» Brief
Repeat each line of the material below exactly as it appears, minus any pictures.

===== Source data =====

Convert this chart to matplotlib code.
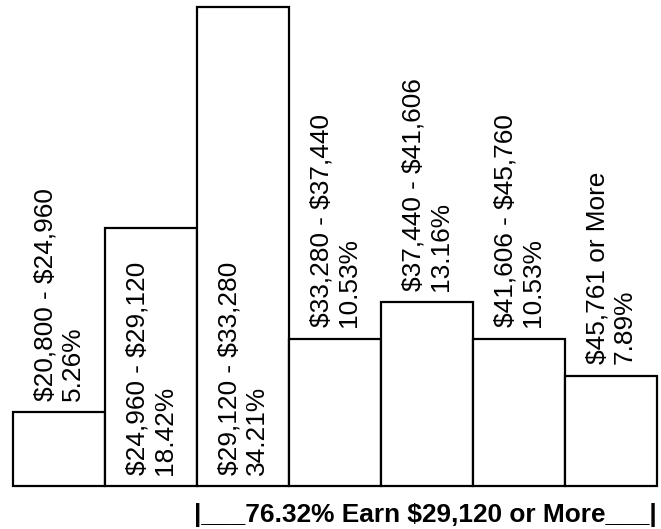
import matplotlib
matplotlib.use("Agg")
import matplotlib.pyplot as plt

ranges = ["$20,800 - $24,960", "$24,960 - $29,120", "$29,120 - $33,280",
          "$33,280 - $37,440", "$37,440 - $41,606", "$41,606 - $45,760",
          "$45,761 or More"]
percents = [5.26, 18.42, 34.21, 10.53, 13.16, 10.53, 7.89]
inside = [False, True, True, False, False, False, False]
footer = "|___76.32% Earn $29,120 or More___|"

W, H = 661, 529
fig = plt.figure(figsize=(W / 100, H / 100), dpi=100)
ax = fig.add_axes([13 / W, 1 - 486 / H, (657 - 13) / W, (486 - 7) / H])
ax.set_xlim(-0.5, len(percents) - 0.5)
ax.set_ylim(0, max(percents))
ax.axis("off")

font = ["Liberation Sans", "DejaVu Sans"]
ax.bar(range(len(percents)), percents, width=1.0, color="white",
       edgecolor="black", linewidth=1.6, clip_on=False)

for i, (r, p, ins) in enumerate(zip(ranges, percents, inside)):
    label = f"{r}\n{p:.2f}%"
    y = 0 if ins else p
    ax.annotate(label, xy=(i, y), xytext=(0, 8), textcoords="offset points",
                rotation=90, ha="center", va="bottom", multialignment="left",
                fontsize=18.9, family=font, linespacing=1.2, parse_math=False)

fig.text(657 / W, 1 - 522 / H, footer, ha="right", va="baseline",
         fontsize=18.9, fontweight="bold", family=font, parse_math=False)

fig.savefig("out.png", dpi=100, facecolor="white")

=====

» Written response
Convert this chart to matplotlib code.
import matplotlib
matplotlib.use("Agg")
import matplotlib.pyplot as plt

ranges = ["$20,800 - $24,960", "$24,960 - $29,120", "$29,120 - $33,280",
          "$33,280 - $37,440", "$37,440 - $41,606", "$41,606 - $45,760",
          "$45,761 or More"]
percents = [5.26, 18.42, 34.21, 10.53, 13.16, 10.53, 7.89]
inside = [False, True, True, False, False, False, False]
footer = "|___76.32% Earn $29,120 or More___|"

W, H = 661, 529
fig = plt.figure(figsize=(W / 100, H / 100), dpi=100)
ax = fig.add_axes([13 / W, 1 - 486 / H, (657 - 13) / W, (486 - 7) / H])
ax.set_xlim(-0.5, len(percents) - 0.5)
ax.set_ylim(0, max(percents))
ax.axis("off")

font = ["Liberation Sans", "DejaVu Sans"]
ax.bar(range(len(percents)), percents, width=1.0, color="white",
       edgecolor="black", linewidth=1.6, clip_on=False)

for i, (r, p, ins) in enumerate(zip(ranges, percents, inside)):
    label = f"{r}\n{p:.2f}%"
    y = 0 if ins else p
    ax.annotate(label, xy=(i, y), xytext=(0, 8), textcoords="offset points",
                rotation=90, ha="center", va="bottom", multialignment="left",
                fontsize=18.9, family=font, linespacing=1.2, parse_math=False)

fig.text(657 / W, 1 - 522 / H, footer, ha="right", va="baseline",
         fontsize=18.9, fontweight="bold", family=font, parse_math=False)

fig.savefig("out.png", dpi=100, facecolor="white")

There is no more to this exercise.